▶ _THE REQUEST_:
Using the material below, copy every line where "this" appears.

▶ _SUPPLIED DATA_:
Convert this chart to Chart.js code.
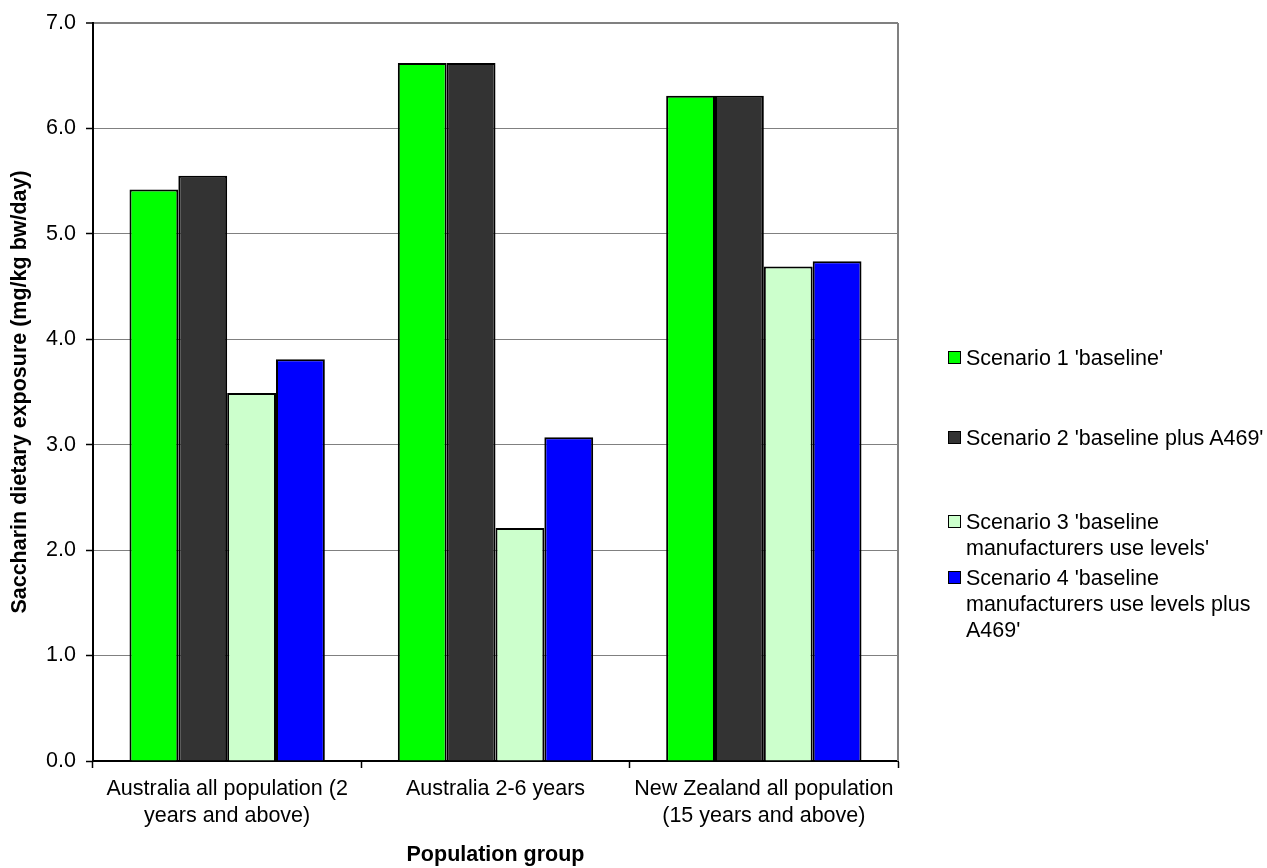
<!DOCTYPE html>
<html>
<head>
<meta charset="utf-8">
<title>Saccharin dietary exposure</title>
<style>
*{padding:0;margin:0;box-sizing:border-box}
body {background:#ffffff; font-family:'Liberation Sans', Arial, sans-serif}
.wrapper {position:relative; width:1267px; height:868px}
#legend {position:absolute; left:0; top:0; width:1267px; height:868px; pointer-events:none}
.item {position:absolute; left:948px; font-size:21.5px; line-height:26px; color:#000}
.item .box {position:absolute; left:0; top:6px; width:13px; height:13px; border:1.5px solid #000}
.item .txt {position:absolute; left:18px; white-space:nowrap}
</style>
</head>
<body>
<div class="wrapper">
<canvas id="myChart"></canvas>
<div id="legend"></div>
</div>
<script src="https://cdn.jsdelivr.net/npm/chart.js"></script>
<script>
const groups = [
  ['Australia all population (2', 'years and above)'],
  'Australia 2-6 years',
  ['New Zealand all population', '(15 years and above)'],
];
const scenarioNames = [
  ["Scenario 1 'baseline'"],
  ["Scenario 2 'baseline plus A469'"],
  ["Scenario 3 'baseline", "manufacturers use levels'"],
  ["Scenario 4 'baseline", "manufacturers use levels plus", "A469'"],
];
const scenario1 = [5.42, 6.62, 6.31];
const scenario2 = [5.55, 6.62, 6.31];
const scenario3 = [3.49, 2.21, 4.69];
const scenario4 = [3.81, 3.07, 4.74];
const yTicks = [0, 1, 2, 3, 4, 5, 6, 7];

const fillColors = ['#00ff00', '#333333', '#ccffcc', '#0000ff'];
const legendTops = [345, 425, 509, 565];
const font = "'Liberation Sans', Arial, sans-serif";

const series = [scenario1, scenario2, scenario3, scenario4];
const datasets = series.map((vals, i) => ({
  label: scenarioNames[i].join(' '),
  data: vals,
  backgroundColor: fillColors[i],
  borderColor: '#000000',
  borderWidth: 2,
  categoryPercentage: 0.728,
  barPercentage: 1.0,
}));

// html legend, keeps the line breaks of the original
let legendHtml = '';
scenarioNames.forEach((lines, i) => {
  let t = '';
  lines.forEach(l => t += `<div>${l}</div>`);
  legendHtml += `<div class="item" style="top:${legendTops[i]}px"><div class="box" style="background:${fillColors[i]}"></div><div class="txt">${t}</div></div>`;
});
document.getElementById('legend').innerHTML = legendHtml;

const frame = {
  id: 'frame',
  beforeDatasetsDraw(chart) {
    const { ctx, chartArea } = chart;
    ctx.save();
    ctx.strokeStyle = '#808080';
    ctx.lineWidth = 2;
    ctx.beginPath();
    ctx.moveTo(chartArea.right, chartArea.top);
    ctx.lineTo(chartArea.right, chartArea.bottom);
    ctx.stroke();
    ctx.restore();
  },
};

const canvas = document.getElementById('myChart');
canvas.width = 1267;
canvas.height = 868;
Chart.defaults.font.family = font;
Chart.defaults.font.size = 21.5;
Chart.defaults.color = '#000000';

new Chart(canvas.getContext('2d'), {
  type: 'bar',
  data: {
    labels: groups,
    datasets: datasets,
  },
  options: {
    responsive: false,
    animation: false,
    devicePixelRatio: 1,
    plugins: {
      legend: { display: false },
      tooltip: { enabled: false },
    },
    layout: {
      padding: { left: 0, top: 22, right: 369, bottom: 0 },
    },
    scales: {
      x: {
        afterFit: (scale) => { scale.height = 107; },
        grid: {
          offset: true,
          drawOnChartArea: false,
          drawTicks: true,
          tickLength: 7,
          tickColor: '#000000',
          tickWidth: 1.5,
        },
        border: { color: '#000000', width: 2 },
        ticks: {
          padding: 8,
          maxRotation: 0,
          autoSkip: false,
          font: { size: 21.5, lineHeight: '27px' },
        },
        title: {
          display: true,
          text: 'Population group',
          font: { size: 21.5, weight: 'bold' },
          padding: { top: 0, bottom: 0 },
        },
      },
      y: {
        min: 0,
        max: 7,
        afterFit: (scale) => { scale.width = 93; },
        afterBuildTicks: (scale) => { scale.ticks = yTicks.map(v => ({ value: v })); },
        grid: {
          color: '#808080',
          lineWidth: (c) => (c.tick && c.tick.value == 7 ? 2 : 1),
          tickLength: 7,
          tickColor: '#000000',
          tickWidth: 1.5,
        },
        border: { color: '#000000', width: 2 },
        ticks: {
          padding: 10,
          callback: (value) => Number(value).toFixed(1),
        },
        title: {
          display: true,
          text: 'Saccharin dietary exposure (mg/kg bw/day)',
          font: { size: 21.5, weight: 'bold' },
          padding: { top: 7, bottom: 0 },
        },
      },
    },
  },
  plugins: [frame],
});
</script>
</body>
</html>
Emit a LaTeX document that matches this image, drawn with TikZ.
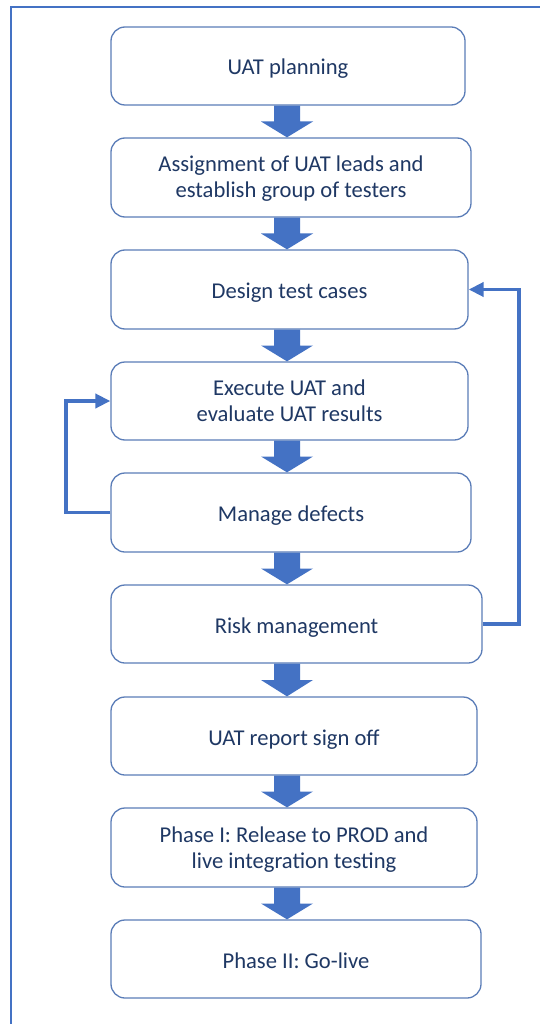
\documentclass[tikz,border=0pt]{standalone}
\usepackage{fontspec}
\setmainfont{Carlito}
\usetikzlibrary{calc,arrows.meta}
\definecolor{boxedge}{HTML}{5B7DB8}
\definecolor{flowblue}{HTML}{4472C4}
\definecolor{labeltext}{HTML}{1F3864}
\tikzset{
  stage/.style={draw=boxedge, line width=1.3pt, rounded corners=14pt, fill=white,
    align=center, text=labeltext, inner sep=0pt,
    font=\fontsize{22.6}{26}\selectfont},
  % fixed struts so every label sits at the same depth in its box
  oneline/.style={stage,
    execute at begin node={\rule{0pt}{25pt}},
    execute at end node={\rule[-7pt]{0pt}{7pt}}},
  twoline/.style={stage,
    execute at begin node={\rule{0pt}{48.8pt}},
    execute at end node={\rule[-7.8pt]{0pt}{7.8pt}}},
  loopline/.style={draw=flowblue, line width=3.8pt,
    -{Triangle[length=15pt,width=14pt]}},
}
% thick block arrow from the bottom of one stage to the top of the next
\newcommand{\blockarrow}[2]{%
  \coordinate (ba-t) at (#1.south -| axis);
  \coordinate (ba-b) at (#2.north -| axis);
  \coordinate (ba-m) at ($(ba-t)!0.5!(ba-b)$);
  \fill[flowblue] ([xshift=-13pt]ba-t) -- ([xshift=-13pt]ba-m) -- ([xshift=-26pt]ba-m)
    -- (ba-b) -- ([xshift=26pt]ba-m) -- ([xshift=13pt]ba-m) -- ([xshift=13pt]ba-t) -- cycle;
}
\begin{document}
\begin{tikzpicture}[x=1pt,y=-1pt]
\useasboundingbox (0,0) rectangle (540,1024);
\fill[white] (0,0) rectangle (540,1024);
% page frame
\draw[flowblue, line width=2pt] (11,1024) -- (11,7) -- (540,7);
\coordinate (axis) at (287,0);

\node[oneline, minimum width=354, minimum height=78] (s1) at (288,66) {UAT planning};
\node[twoline, minimum width=360, minimum height=79] (s2) at (291,177.5) {Assignment of UAT leads and\\establish group of testers};
\node[oneline, minimum width=357, minimum height=79] (s3) at (289.5,289.5) {Design test cases};
\node[twoline, minimum width=357, minimum height=78] (s4) at (289.5,401) {Execute UAT and\\evaluate UAT results};
\node[oneline, minimum width=360, minimum height=79] (s5) at (291,512.5) {Manage defects};
\node[oneline, minimum width=371, minimum height=78] (s6) at (296.5,624) {Risk management};
\node[oneline, minimum width=366, minimum height=78] (s7) at (294,736) {UAT report sign off};
\node[twoline, minimum width=366, minimum height=79] (s8) at (294,847.5) {Phase I: Release to PROD and\\live integration testing};
\node[oneline, minimum width=370, minimum height=78] (s9) at (296,959) {Phase II: Go-live};

\blockarrow{s1}{s2}
\blockarrow{s2}{s3}
\blockarrow{s3}{s4}
\blockarrow{s4}{s5}
\blockarrow{s5}{s6}
\blockarrow{s6}{s7}
\blockarrow{s7}{s8}
\blockarrow{s8}{s9}

% feedback loops
\draw[loopline] (s5.west) -- ++(-44,0) |- (s4.west);
\draw[loopline] (s6.east) -- ++(36,0) |- (s3.east);
\end{tikzpicture}
\end{document}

▶ _TASK RESPONSE_:
Convert this chart to Chart.js code.
Emit a LaTeX document that matches this image, drawn with TikZ.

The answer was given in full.